The air, despite the good zestful salt sea breeze, reeks with the acrid smoke of potato knishes, garlic and frying frankfurters.

Time was when Coney's transgressions were crimson and its sinners wore silks and sables.

On the beach front, and at the adjoining Manhattan and Sheepshead beaches, were fine hotels, race tracks and fabled clubs and residences.

Mustached sports and their high-rolling ladies drank and diced, waded and swam and disappeared in pairs.

Those great levelers, the subway and the auto, which brought Coney within a dime of any part of New York, soon leveled Coney. The dime became its symbol. Luna Park is gone, destroyed by fire and never rebuilt.

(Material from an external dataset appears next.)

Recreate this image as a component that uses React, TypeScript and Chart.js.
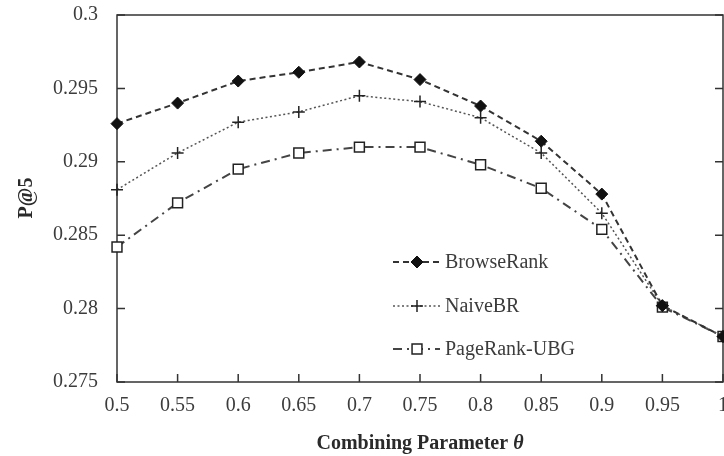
import React, { useEffect, useRef } from 'react';
import { Chart, registerables } from 'chart.js';

Chart.register(...registerables);

const thetaLabels = ['0.5', '0.55', '0.6', '0.65', '0.7', '0.75', '0.8', '0.85', '0.9', '0.95', '1'];
const browseRank = [0.2926, 0.2940, 0.2955, 0.2961, 0.2968, 0.2956, 0.2938, 0.2914, 0.2878, 0.2802, 0.2781];
const naiveBR = [0.2881, 0.2906, 0.2927, 0.2934, 0.2945, 0.2941, 0.2930, 0.2906, 0.2865, 0.2802, 0.2781];
const pageRankUBG = [0.2842, 0.2872, 0.2895, 0.2906, 0.2910, 0.2910, 0.2898, 0.2882, 0.2854, 0.2801, 0.2781];
const seriesNames = ['BrowseRank', 'NaiveBR', 'PageRank-UBG'];
const yMin = 0.275;
const yMax = 0.3;
const yStep = 0.005;

const SERIF = '"Liberation Serif", "DejaVu Serif", serif';
const TEXT = '#3c3c3c';
const AXIS = '#333';

function drawMarker(ctx: CanvasRenderingContext2D, style: string, x: number, y: number, r: number, fill: string, stroke: string, lw: number) {
  ctx.save();
  ctx.setLineDash([]);
  ctx.lineWidth = lw;
  ctx.strokeStyle = stroke;
  ctx.fillStyle = fill;
  ctx.beginPath();
  if (style === 'rectRot') {
    ctx.moveTo(x, y - r); ctx.lineTo(x + r, y); ctx.lineTo(x, y + r); ctx.lineTo(x - r, y); ctx.closePath();
    ctx.fill(); ctx.stroke();
  } else if (style === 'cross') {
    ctx.moveTo(x - r, y); ctx.lineTo(x + r, y); ctx.moveTo(x, y - r); ctx.lineTo(x, y + r);
    ctx.stroke();
  } else {
    const s = r * Math.SQRT1_2;
    ctx.rect(x - s, y - s, 2 * s, 2 * s);
    ctx.fill(); ctx.stroke();
  }
  ctx.restore();
}

const framePlugin = {
  id: 'frame',
  beforeDatasetsDraw(chart: any) {
    const { ctx, chartArea, scales } = chart;
    const { left, right, top, bottom } = chartArea;
    ctx.save();
    ctx.strokeStyle = AXIS;
    ctx.lineWidth = 1.5;
    ctx.strokeRect(left, top, right - left, bottom - top);
    const tl = 8;
    ctx.beginPath();
    scales.y.ticks.forEach((_t: any, i: number) => {
      const py = scales.y.getPixelForTick(i);
      ctx.moveTo(left, py); ctx.lineTo(left + tl, py);
      ctx.moveTo(right, py); ctx.lineTo(right - tl, py);
    });
    scales.x.ticks.forEach((_t: any, i: number) => {
      const px = scales.x.getPixelForTick(i);
      ctx.moveTo(px, bottom); ctx.lineTo(px, bottom - tl);
    });
    ctx.stroke();
    ctx.restore();
  },
  afterDraw(chart: any) {
    const { ctx, chartArea } = chart;
    const { left, right } = chartArea;
    ctx.save();
    // x title
    ctx.fillStyle = '#2a2a2a';
    ctx.textBaseline = 'middle';
    ctx.textAlign = 'left';
    const t1 = 'Combining Parameter ';
    const t2 = 'θ';
    const f1 = `bold 20px ${SERIF}`;
    const f2 = `italic bold 20px ${SERIF}`;
    ctx.font = f1;
    const w1 = ctx.measureText(t1).width;
    ctx.font = f2;
    const w2 = ctx.measureText(t2).width;
    const sx = (left + right) / 2 - (w1 + w2) / 2;
    ctx.font = f1;
    ctx.fillText(t1, sx, 444);
    ctx.font = f2;
    ctx.fillText(t2, sx + w1, 444);
    // y title
    ctx.save();
    ctx.translate(27, 198);
    ctx.rotate(-Math.PI / 2);
    ctx.textAlign = 'center';
    ctx.font = `bold 20px ${SERIF}`;
    ctx.fillText('P@5', 0, 0);
    ctx.restore();
    // legend
    const rows = [262, 306, 349];
    chart.data.datasets.forEach((ds: any, i: number) => {
      const y = rows[i];
      ctx.save();
      ctx.strokeStyle = ds.borderColor;
      ctx.lineWidth = ds.borderWidth;
      ctx.setLineDash(ds.borderDash || []);
      ctx.beginPath();
      ctx.moveTo(393, y); ctx.lineTo(440, y);
      ctx.stroke();
      ctx.restore();
      drawMarker(ctx, ds.pointStyle, 417, y, ds.pointRadius, ds.pointBackgroundColor, ds.pointBorderColor, ds.pointBorderWidth);
      ctx.fillStyle = TEXT;
      ctx.font = `20px ${SERIF}`;
      ctx.textAlign = 'left';
      ctx.textBaseline = 'middle';
      ctx.fillText(ds.label, 445, y + 1);
    });
    ctx.restore();
  },
};

export default function App() {
  const ref = useRef<HTMLCanvasElement>(null);
  useEffect(() => {
    document.body.style.margin = '0';
    document.body.style.overflow = 'hidden';
    const chart = new Chart(ref.current as HTMLCanvasElement, {
      type: 'line',
      data: {
        labels: thetaLabels,
        datasets: [
          {
            label: seriesNames[0],
            data: browseRank,
            borderColor: '#333',
            borderWidth: 2,
            borderDash: [6, 4],
            pointStyle: 'rectRot',
            pointRadius: 6,
            pointBackgroundColor: '#111',
            pointBorderColor: '#111',
            pointBorderWidth: 1,
            clip: false,
            tension: 0,
          },
          {
            label: seriesNames[1],
            data: naiveBR,
            borderColor: '#555',
            borderWidth: 1.5,
            borderDash: [2, 2.5],
            pointStyle: 'cross',
            pointRadius: 6,
            pointBackgroundColor: '#222',
            pointBorderColor: '#222',
            pointBorderWidth: 1.5,
            clip: false,
            tension: 0,
          },
          {
            label: seriesNames[2],
            data: pageRankUBG,
            borderColor: '#444',
            borderWidth: 2,
            borderDash: [9, 5, 2, 5],
            pointStyle: 'rect',
            pointRadius: 7,
            pointBackgroundColor: '#fff',
            pointBorderColor: '#222',
            pointBorderWidth: 1.5,
            clip: false,
            tension: 0,
          },
        ] as any,
      },
      options: {
        animation: false,
        responsive: true,
        maintainAspectRatio: false,
        layout: { autoPadding: false, padding: { left: 0, right: 1, top: 15, bottom: 0 } },
        plugins: { legend: { display: false }, tooltip: { enabled: false } },
        scales: {
          x: {
            type: 'category',
            offset: false,
            grid: { display: false, drawTicks: false },
            border: { display: false },
            ticks: {
              color: TEXT,
              font: { family: SERIF, size: 20 },
              padding: 12,
              maxRotation: 0,
              autoSkip: false,
            },
            afterFit: (s: any) => {
              s.paddingLeft = 0;
              s.paddingRight = 0;
              s.height = 74;
            },
          },
          y: {
            type: 'linear',
            min: yMin,
            max: yMax,
            grid: { display: false, drawTicks: false },
            border: { display: false },
            ticks: {
              stepSize: yStep,
              color: TEXT,
              font: { family: SERIF, size: 20 },
              padding: 19,
              callback: (v: any) => String(Number(Number(v).toFixed(3))),
            },
            afterFit: (s: any) => {
              s.width = 117;
              s.paddingTop = 0;
              s.paddingBottom = 0;
            },
          },
        },
      } as any,
      plugins: [framePlugin],
    });
    return () => chart.destroy();
  }, []);
  return (
    <div style={{ width: 724, height: 456, position: 'relative' }}>
      <canvas ref={ref} />
    </div>
  );
}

Steeplechase, owned by the Tilyous, related by marriage to Brooklyn's once ruling family, the McCooeys, has the roller coaster and nut house field practically to itself, though independent operators on Surf Avenue and the Midway, who pay no park rental fee, offer some competition.

Incidentally, the first roller coaster in the world is still in operation at Coney.

The zenith of the Coney season is the annual Mardi Gras, shortly after Labor Day, modeled after New Orleans' gala event, with local variations and no improvements.

The residents of the other boroughs, like the inhabitants of Brooklyn, are chiefly concerned with sleeping and breeding. If you find these a contradiction in terms, you don't know what they can do in the Bronx and Queens.